2-Une grande victoire de Moha Ouhammou : la bataille d’Elhri
La bataille d’Elhri (13 Novembre 1914) est, de l’aveu même des français, le plus grand désastre connu par leur armée dans toute sa campagne en Afrique du Nord : les tués sont : 33 officiers, 500 hommes de troupe ; au total presque 50/% de l’effectif engagé dans la bataille et qui était de l’ordre de 1187 hommes de troupe plus 43 officiers (5). Mais si l’on connaît le nombre de morts et de blessés côté français, les pertes côté amazighe ne sont pas encore connues. Les témoignages des français ou directement recueillis auprès des survivants parlent de dizaines de tués dans chaque tribu. Et quand on sait que des dizaines de tribus avaient participé à cette bataille, on peut se faire une idée sur le nombre de tués : des centaines, sans parler des blessés.
Cette bataille s’est déroulée en deux phases : la première où Moha Ouhammou et les siens ont été surpris dans leur sommeil, désorganisés, et tous leurs biens pillés ainsi que des femmes de Moha Ouhammou emmenées au camp de Khénifra; la deuxième phase commence avec l’arrivée des combattants de toutes parts et la défaite cinglante des français.
a- la première phase, est ainsi relatée par la poésie :
a-An ammer iwghrib en Mahjouba oula Tihihit
b-Ed idammen en Mimouna N Hmad innghall i tissi
a-Pleurons le calvaire de Mahjouba et de Tihihit
b-Pleurons le sang de Mimouna N Hmad versé dans le lit
Ces deux vers nous révèlent nous parlent des deux femmes de Moha Ouhammou qui furent capturées ce jour là par les français (Mhjouba et Tihihhit) et une tuée dans son lit (Mimouna Nhmad).
L’attaque a donc eu lieu au moment où tout le campement dormait, et la surprise est totale.
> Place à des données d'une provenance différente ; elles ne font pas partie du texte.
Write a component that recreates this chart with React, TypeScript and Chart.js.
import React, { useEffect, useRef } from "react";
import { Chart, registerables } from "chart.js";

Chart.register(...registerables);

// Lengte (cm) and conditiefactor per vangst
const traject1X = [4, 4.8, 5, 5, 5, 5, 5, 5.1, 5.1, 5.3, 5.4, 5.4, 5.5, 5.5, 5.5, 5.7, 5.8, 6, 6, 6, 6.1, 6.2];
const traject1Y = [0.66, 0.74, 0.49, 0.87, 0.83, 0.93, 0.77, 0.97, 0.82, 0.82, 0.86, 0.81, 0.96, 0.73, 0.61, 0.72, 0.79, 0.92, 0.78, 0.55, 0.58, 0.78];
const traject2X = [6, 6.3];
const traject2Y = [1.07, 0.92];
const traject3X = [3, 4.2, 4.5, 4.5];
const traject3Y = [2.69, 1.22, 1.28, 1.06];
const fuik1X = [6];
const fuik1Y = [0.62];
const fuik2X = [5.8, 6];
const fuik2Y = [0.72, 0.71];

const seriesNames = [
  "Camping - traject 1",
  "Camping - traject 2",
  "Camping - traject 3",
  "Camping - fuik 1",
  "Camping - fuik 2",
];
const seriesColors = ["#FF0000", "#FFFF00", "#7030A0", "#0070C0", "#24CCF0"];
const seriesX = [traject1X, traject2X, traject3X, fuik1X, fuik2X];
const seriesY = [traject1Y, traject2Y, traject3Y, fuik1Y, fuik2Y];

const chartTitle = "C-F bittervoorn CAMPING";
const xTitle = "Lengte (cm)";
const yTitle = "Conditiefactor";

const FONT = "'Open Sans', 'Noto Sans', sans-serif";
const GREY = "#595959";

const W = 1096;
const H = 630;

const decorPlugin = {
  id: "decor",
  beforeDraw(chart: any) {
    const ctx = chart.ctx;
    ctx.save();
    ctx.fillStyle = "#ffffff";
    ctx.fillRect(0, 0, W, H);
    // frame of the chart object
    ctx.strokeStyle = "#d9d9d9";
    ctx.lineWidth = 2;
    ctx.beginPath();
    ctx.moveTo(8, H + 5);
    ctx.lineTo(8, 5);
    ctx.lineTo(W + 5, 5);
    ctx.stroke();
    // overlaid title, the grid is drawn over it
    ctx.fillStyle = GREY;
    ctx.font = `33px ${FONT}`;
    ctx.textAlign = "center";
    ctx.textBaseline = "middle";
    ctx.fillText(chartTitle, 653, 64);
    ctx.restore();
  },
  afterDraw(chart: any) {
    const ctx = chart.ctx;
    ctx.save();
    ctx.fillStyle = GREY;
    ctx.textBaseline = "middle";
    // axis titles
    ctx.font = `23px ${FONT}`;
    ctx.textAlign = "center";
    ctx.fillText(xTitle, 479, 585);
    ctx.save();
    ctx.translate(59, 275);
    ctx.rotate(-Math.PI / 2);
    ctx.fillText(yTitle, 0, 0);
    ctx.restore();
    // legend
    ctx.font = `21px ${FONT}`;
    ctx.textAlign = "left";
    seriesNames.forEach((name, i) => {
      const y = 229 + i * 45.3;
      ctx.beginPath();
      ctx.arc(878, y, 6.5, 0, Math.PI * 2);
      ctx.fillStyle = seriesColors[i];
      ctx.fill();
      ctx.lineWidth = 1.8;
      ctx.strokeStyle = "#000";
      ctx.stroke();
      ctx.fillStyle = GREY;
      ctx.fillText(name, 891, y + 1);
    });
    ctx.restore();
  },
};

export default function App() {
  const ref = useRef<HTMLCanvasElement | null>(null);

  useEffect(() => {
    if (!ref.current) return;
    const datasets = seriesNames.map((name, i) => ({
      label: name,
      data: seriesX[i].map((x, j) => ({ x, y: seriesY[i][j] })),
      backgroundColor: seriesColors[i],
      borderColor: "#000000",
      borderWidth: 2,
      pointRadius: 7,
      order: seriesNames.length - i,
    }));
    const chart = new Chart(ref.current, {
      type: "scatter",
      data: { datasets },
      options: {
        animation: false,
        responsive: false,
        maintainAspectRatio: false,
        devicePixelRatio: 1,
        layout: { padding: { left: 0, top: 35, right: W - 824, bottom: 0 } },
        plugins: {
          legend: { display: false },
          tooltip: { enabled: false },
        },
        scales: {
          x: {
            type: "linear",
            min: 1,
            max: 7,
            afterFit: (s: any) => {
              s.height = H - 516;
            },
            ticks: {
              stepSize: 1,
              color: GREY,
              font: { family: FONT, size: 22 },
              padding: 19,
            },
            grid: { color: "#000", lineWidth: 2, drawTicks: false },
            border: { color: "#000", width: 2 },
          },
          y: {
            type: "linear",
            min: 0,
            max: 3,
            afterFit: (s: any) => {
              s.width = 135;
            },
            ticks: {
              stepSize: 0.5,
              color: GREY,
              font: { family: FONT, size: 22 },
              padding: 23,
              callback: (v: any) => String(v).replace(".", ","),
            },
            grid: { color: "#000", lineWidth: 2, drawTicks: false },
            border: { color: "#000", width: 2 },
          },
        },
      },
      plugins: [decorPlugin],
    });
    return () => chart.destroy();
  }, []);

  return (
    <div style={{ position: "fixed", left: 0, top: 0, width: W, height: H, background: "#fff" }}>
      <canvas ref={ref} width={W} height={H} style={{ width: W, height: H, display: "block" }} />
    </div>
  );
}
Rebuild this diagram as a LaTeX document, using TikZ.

L’attaque a été sauvage et n’a respecté aucune règle de la guerre. Les assaillants ont tiré dans le tas, si bien qu’enfants, femmes et vieillards ont été tués dans leur sommeil.
Une autre information nous est donnée par le patronyme « Tihihhit ». Ce terme nous renseigne sur l’origine Hahhayenne(de hahha) de cette femme, ce qui a été confirmé par les fils et petits fils de Moha Ouhammou. D’ailleurs, ce dernier avait pris femme dans les grandes tribus. Il avait même épousé une fassia (de Fès) qui lui avait été offerte par Moulay Slimane. Ces mariagesqui constituent des alliances politiques et stratégiques nous donnent une idée sur stature, l’influence et les ambitions politiques de Moha Ouhammou
Connaissant parfaitement sa puissance et son influence, les français avaient pour objectif de le capturer, après avoir essayé par tous les moyens de l’acheter sans résultat et surtout qu’il pratiquait une sorte de guérilla qui, chaque jour, leur coûtait cher. Malgré l’effet de surprise, Moha Ouhammou réussit à s’échapper et à donner l’alerte, si bien que quelques heures plus tard, de toutes les tribus izayane, de toutes les tribus limitrophes, les combattants ont afflué vers Elhri. Ils tombent sur les français qui déjà avaient amorcé la retraite dans le lit de la rivière dite Bouzeqqor, à mi chemin entre Elhri et la ville de Khénifra.
La bataille a été très dure et les armes étaient trop inégales. Mais le courage et la bravoure des combattants amazighs ont compensé la vétusté des armes. Ecoutons ce témoignage de Said N Hmad (5), traduit par l’auteur comme suit : « Ce qui nous a causé le plus de dégats, c’étaient les mitrailleuses lourdes installées sur les sommet des petites collines environnantes d’Elhri. Je me rappelle qu’il y’en avait une installée au milieu d’une touffe de jujubier et qui fauchait tout ce qui bougeait dans les alentours. Nous étions quelques dizaines de cavaliers à examiner la situation. Soudain, l’un de mes compagnons s’écria en pointant le doigt vers l’une des ces mitrailleuses: « wa imnayen n izayane, iwa s muhul iwen ikkan idis i azggwar inn » ! (Cavaliers d’izayane, honte sera sur celui qui évitera cette touffe de jujubier). Nous nous mîmes en ligne comme pour la fantasia, nous éperonnâmes nos chevaux très fort pour les enrager et nous nous dirigeâmes d’un seul bloc vers les feux de cette mitrailleuse. Les serviteurs de cette dernière nous aperçûmes et commencèrent à nous arroser. Beaucoup parmi nous tombèrent, mais nous atteignîmes malgré tout l’emplacement de cette maudite mitrailleuse. Lorsque nous les dépassâmes, je regardai derrière moi, il n’y avait plus ni touffe ni mitrailleuse ni irumin(les français), les chevaux avaient tout moulu. A partir de ce moment là, la bataille commença à tourner en notre faveur, surtout avec l’arrivée incessante des renforts. Vers la moitié de la journée, Bouzeqqur coulait déjà du sang d’ irumin ».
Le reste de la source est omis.